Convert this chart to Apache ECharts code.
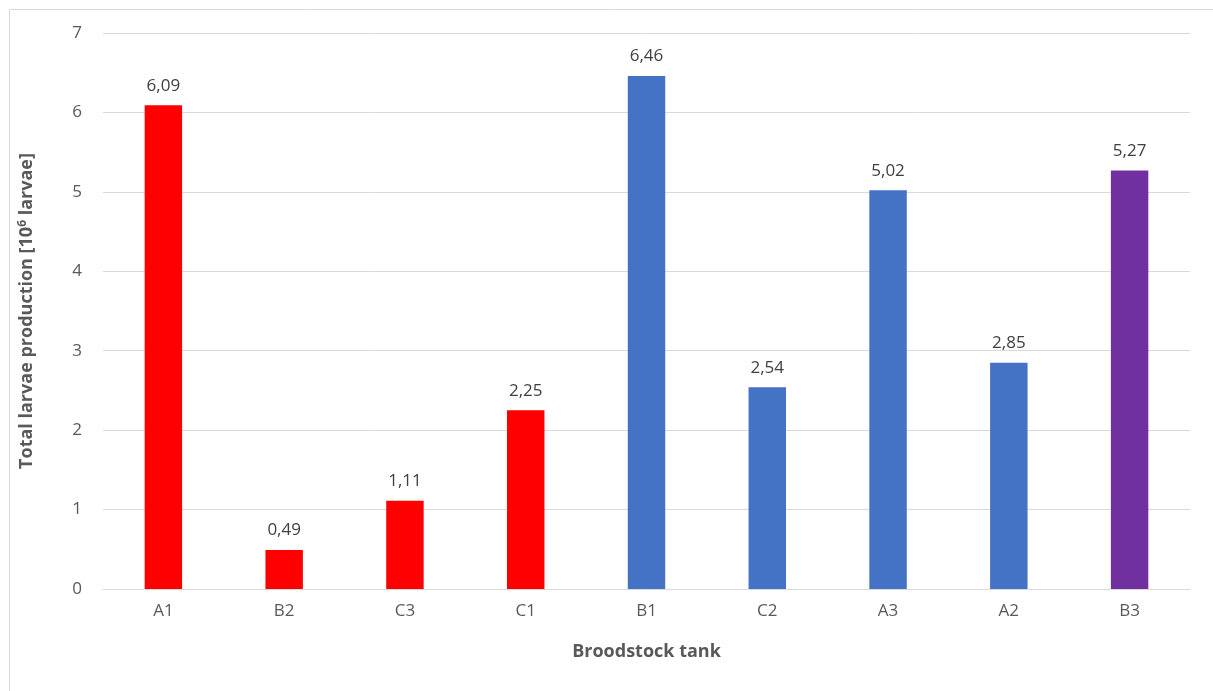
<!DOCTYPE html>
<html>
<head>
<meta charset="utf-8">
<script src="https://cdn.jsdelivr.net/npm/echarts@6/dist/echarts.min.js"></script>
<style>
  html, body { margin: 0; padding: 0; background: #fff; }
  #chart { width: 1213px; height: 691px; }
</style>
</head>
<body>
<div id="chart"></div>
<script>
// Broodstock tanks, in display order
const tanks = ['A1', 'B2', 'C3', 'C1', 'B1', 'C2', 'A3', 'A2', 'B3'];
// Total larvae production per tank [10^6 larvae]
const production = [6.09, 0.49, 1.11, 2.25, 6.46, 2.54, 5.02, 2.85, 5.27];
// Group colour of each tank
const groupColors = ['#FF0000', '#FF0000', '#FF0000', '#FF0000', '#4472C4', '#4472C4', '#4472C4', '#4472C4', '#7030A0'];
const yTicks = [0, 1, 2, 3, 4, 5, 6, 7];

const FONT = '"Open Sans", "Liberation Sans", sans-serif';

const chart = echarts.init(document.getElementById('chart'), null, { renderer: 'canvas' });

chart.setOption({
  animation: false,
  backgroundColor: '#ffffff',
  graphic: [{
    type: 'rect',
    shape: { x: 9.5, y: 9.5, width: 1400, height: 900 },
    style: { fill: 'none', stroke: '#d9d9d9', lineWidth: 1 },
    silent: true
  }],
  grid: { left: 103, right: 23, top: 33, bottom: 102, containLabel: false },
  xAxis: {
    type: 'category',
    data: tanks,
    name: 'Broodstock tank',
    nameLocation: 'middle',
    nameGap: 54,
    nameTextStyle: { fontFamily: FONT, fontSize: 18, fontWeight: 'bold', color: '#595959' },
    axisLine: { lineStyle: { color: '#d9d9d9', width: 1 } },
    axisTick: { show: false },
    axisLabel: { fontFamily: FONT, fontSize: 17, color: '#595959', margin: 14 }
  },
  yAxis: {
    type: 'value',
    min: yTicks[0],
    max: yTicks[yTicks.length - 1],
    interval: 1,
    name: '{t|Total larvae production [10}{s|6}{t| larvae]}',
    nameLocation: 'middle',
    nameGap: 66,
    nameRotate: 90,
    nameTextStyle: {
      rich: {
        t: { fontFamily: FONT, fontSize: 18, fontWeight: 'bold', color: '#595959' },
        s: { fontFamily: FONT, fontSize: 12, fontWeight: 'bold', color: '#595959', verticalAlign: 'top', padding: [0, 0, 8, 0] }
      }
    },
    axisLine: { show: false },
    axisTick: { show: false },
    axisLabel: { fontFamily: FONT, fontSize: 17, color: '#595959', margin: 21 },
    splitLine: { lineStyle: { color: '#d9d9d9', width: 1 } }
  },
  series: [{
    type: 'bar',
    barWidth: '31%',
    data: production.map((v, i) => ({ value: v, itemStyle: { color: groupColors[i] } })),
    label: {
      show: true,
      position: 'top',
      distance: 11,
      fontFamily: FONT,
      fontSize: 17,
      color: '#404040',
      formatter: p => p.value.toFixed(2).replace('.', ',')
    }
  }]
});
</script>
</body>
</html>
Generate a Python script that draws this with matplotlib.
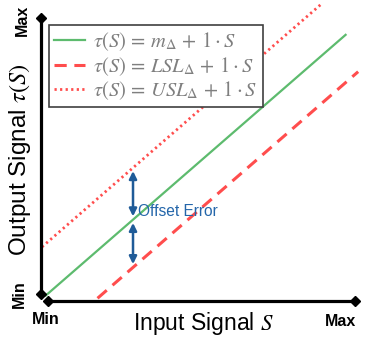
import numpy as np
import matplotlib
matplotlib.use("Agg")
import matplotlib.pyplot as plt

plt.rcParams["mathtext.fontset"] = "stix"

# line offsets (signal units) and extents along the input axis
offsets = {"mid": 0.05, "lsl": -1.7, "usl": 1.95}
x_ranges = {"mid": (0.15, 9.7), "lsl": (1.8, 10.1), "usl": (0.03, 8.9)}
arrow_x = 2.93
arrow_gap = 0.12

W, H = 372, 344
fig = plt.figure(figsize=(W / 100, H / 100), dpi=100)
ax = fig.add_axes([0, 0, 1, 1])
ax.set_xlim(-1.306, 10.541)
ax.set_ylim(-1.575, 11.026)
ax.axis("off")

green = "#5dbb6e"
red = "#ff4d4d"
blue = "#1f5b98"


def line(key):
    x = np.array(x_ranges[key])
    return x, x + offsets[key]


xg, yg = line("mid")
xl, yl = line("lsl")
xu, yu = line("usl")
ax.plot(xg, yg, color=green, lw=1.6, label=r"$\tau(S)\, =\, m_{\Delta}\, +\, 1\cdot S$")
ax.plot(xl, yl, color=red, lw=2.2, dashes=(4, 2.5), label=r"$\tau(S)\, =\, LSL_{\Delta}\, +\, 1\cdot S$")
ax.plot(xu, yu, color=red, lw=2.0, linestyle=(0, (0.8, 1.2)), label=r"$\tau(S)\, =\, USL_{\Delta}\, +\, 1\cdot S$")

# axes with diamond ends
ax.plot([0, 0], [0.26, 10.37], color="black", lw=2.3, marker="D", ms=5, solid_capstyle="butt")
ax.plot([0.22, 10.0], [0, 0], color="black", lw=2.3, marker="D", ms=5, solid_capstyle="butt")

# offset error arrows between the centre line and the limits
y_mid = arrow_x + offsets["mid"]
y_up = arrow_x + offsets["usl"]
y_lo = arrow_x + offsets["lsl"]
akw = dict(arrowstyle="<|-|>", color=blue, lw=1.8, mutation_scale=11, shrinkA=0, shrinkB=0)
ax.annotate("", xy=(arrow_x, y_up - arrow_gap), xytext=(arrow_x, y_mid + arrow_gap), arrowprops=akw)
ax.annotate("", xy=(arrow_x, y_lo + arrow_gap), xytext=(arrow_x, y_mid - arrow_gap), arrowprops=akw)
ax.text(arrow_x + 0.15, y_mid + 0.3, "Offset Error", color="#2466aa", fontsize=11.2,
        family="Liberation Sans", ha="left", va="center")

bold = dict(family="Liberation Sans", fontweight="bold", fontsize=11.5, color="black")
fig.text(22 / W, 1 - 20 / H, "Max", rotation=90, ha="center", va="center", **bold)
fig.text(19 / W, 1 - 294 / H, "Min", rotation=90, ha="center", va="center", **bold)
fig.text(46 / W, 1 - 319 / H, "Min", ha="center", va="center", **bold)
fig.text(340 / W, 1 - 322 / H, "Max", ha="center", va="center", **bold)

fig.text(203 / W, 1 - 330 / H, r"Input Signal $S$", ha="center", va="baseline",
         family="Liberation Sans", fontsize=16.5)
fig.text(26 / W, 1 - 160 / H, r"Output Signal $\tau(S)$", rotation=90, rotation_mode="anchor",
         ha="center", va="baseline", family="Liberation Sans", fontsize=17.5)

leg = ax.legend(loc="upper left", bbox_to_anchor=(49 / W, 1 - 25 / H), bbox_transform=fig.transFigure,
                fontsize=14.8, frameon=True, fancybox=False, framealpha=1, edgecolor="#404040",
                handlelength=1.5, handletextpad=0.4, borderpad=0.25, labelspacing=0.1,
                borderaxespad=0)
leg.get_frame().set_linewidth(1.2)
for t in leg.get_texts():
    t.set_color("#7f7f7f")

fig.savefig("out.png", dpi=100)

__What this task involves__:
Transcribe the listing in full and omit the pictures.

__Exercise answer__:
Convert this chart to Apache ECharts code.
<!DOCTYPE html>
<html>
<head>
<meta charset="utf-8">
<script src="https://cdn.jsdelivr.net/npm/echarts@6/dist/echarts.min.js"></script>
<style>
  html, body { margin: 0; padding: 0; background: #fff; }
  #chart { width: 1213px; height: 691px; }
</style>
</head>
<body>
<div id="chart"></div>
<script>
// Broodstock tanks, in display order
const tanks = ['A1', 'B2', 'C3', 'C1', 'B1', 'C2', 'A3', 'A2', 'B3'];
// Total larvae production per tank [10^6 larvae]
const production = [6.09, 0.49, 1.11, 2.25, 6.46, 2.54, 5.02, 2.85, 5.27];
// Group colour of each tank
const groupColors = ['#FF0000', '#FF0000', '#FF0000', '#FF0000', '#4472C4', '#4472C4', '#4472C4', '#4472C4', '#7030A0'];
const yTicks = [0, 1, 2, 3, 4, 5, 6, 7];

const FONT = '"Open Sans", "Liberation Sans", sans-serif';

const chart = echarts.init(document.getElementById('chart'), null, { renderer: 'canvas' });

chart.setOption({
  animation: false,
  backgroundColor: '#ffffff',
  graphic: [{
    type: 'rect',
    shape: { x: 9.5, y: 9.5, width: 1400, height: 900 },
    style: { fill: 'none', stroke: '#d9d9d9', lineWidth: 1 },
    silent: true
  }],
  grid: { left: 103, right: 23, top: 33, bottom: 102, containLabel: false },
  xAxis: {
    type: 'category',
    data: tanks,
    name: 'Broodstock tank',
    nameLocation: 'middle',
    nameGap: 54,
    nameTextStyle: { fontFamily: FONT, fontSize: 18, fontWeight: 'bold', color: '#595959' },
    axisLine: { lineStyle: { color: '#d9d9d9', width: 1 } },
    axisTick: { show: false },
    axisLabel: { fontFamily: FONT, fontSize: 17, color: '#595959', margin: 14 }
  },
  yAxis: {
    type: 'value',
    min: yTicks[0],
    max: yTicks[yTicks.length - 1],
    interval: 1,
    name: '{t|Total larvae production [10}{s|6}{t| larvae]}',
    nameLocation: 'middle',
    nameGap: 66,
    nameRotate: 90,
    nameTextStyle: {
      rich: {
        t: { fontFamily: FONT, fontSize: 18, fontWeight: 'bold', color: '#595959' },
        s: { fontFamily: FONT, fontSize: 12, fontWeight: 'bold', color: '#595959', verticalAlign: 'top', padding: [0, 0, 8, 0] }
      }
    },
    axisLine: { show: false },
    axisTick: { show: false },
    axisLabel: { fontFamily: FONT, fontSize: 17, color: '#595959', margin: 21 },
    splitLine: { lineStyle: { color: '#d9d9d9', width: 1 } }
  },
  series: [{
    type: 'bar',
    barWidth: '31%',
    data: production.map((v, i) => ({ value: v, itemStyle: { color: groupColors[i] } })),
    label: {
      show: true,
      position: 'top',
      distance: 11,
      fontFamily: FONT,
      fontSize: 17,
      color: '#404040',
      formatter: p => p.value.toFixed(2).replace('.', ',')
    }
  }]
});
</script>
</body>
</html>
Generate a Python script that draws this with matplotlib.
import numpy as np
import matplotlib
matplotlib.use("Agg")
import matplotlib.pyplot as plt

plt.rcParams["mathtext.fontset"] = "stix"

# line offsets (signal units) and extents along the input axis
offsets = {"mid": 0.05, "lsl": -1.7, "usl": 1.95}
x_ranges = {"mid": (0.15, 9.7), "lsl": (1.8, 10.1), "usl": (0.03, 8.9)}
arrow_x = 2.93
arrow_gap = 0.12

W, H = 372, 344
fig = plt.figure(figsize=(W / 100, H / 100), dpi=100)
ax = fig.add_axes([0, 0, 1, 1])
ax.set_xlim(-1.306, 10.541)
ax.set_ylim(-1.575, 11.026)
ax.axis("off")

green = "#5dbb6e"
red = "#ff4d4d"
blue = "#1f5b98"


def line(key):
    x = np.array(x_ranges[key])
    return x, x + offsets[key]


xg, yg = line("mid")
xl, yl = line("lsl")
xu, yu = line("usl")
ax.plot(xg, yg, color=green, lw=1.6, label=r"$\tau(S)\, =\, m_{\Delta}\, +\, 1\cdot S$")
ax.plot(xl, yl, color=red, lw=2.2, dashes=(4, 2.5), label=r"$\tau(S)\, =\, LSL_{\Delta}\, +\, 1\cdot S$")
ax.plot(xu, yu, color=red, lw=2.0, linestyle=(0, (0.8, 1.2)), label=r"$\tau(S)\, =\, USL_{\Delta}\, +\, 1\cdot S$")

# axes with diamond ends
ax.plot([0, 0], [0.26, 10.37], color="black", lw=2.3, marker="D", ms=5, solid_capstyle="butt")
ax.plot([0.22, 10.0], [0, 0], color="black", lw=2.3, marker="D", ms=5, solid_capstyle="butt")

# offset error arrows between the centre line and the limits
y_mid = arrow_x + offsets["mid"]
y_up = arrow_x + offsets["usl"]
y_lo = arrow_x + offsets["lsl"]
akw = dict(arrowstyle="<|-|>", color=blue, lw=1.8, mutation_scale=11, shrinkA=0, shrinkB=0)
ax.annotate("", xy=(arrow_x, y_up - arrow_gap), xytext=(arrow_x, y_mid + arrow_gap), arrowprops=akw)
ax.annotate("", xy=(arrow_x, y_lo + arrow_gap), xytext=(arrow_x, y_mid - arrow_gap), arrowprops=akw)
ax.text(arrow_x + 0.15, y_mid + 0.3, "Offset Error", color="#2466aa", fontsize=11.2,
        family="Liberation Sans", ha="left", va="center")

bold = dict(family="Liberation Sans", fontweight="bold", fontsize=11.5, color="black")
fig.text(22 / W, 1 - 20 / H, "Max", rotation=90, ha="center", va="center", **bold)
fig.text(19 / W, 1 - 294 / H, "Min", rotation=90, ha="center", va="center", **bold)
fig.text(46 / W, 1 - 319 / H, "Min", ha="center", va="center", **bold)
fig.text(340 / W, 1 - 322 / H, "Max", ha="center", va="center", **bold)

fig.text(203 / W, 1 - 330 / H, r"Input Signal $S$", ha="center", va="baseline",
         family="Liberation Sans", fontsize=16.5)
fig.text(26 / W, 1 - 160 / H, r"Output Signal $\tau(S)$", rotation=90, rotation_mode="anchor",
         ha="center", va="baseline", family="Liberation Sans", fontsize=17.5)

leg = ax.legend(loc="upper left", bbox_to_anchor=(49 / W, 1 - 25 / H), bbox_transform=fig.transFigure,
                fontsize=14.8, frameon=True, fancybox=False, framealpha=1, edgecolor="#404040",
                handlelength=1.5, handletextpad=0.4, borderpad=0.25, labelspacing=0.1,
                borderaxespad=0)
leg.get_frame().set_linewidth(1.2)
for t in leg.get_texts():
    t.set_color("#7f7f7f")

fig.savefig("out.png", dpi=100)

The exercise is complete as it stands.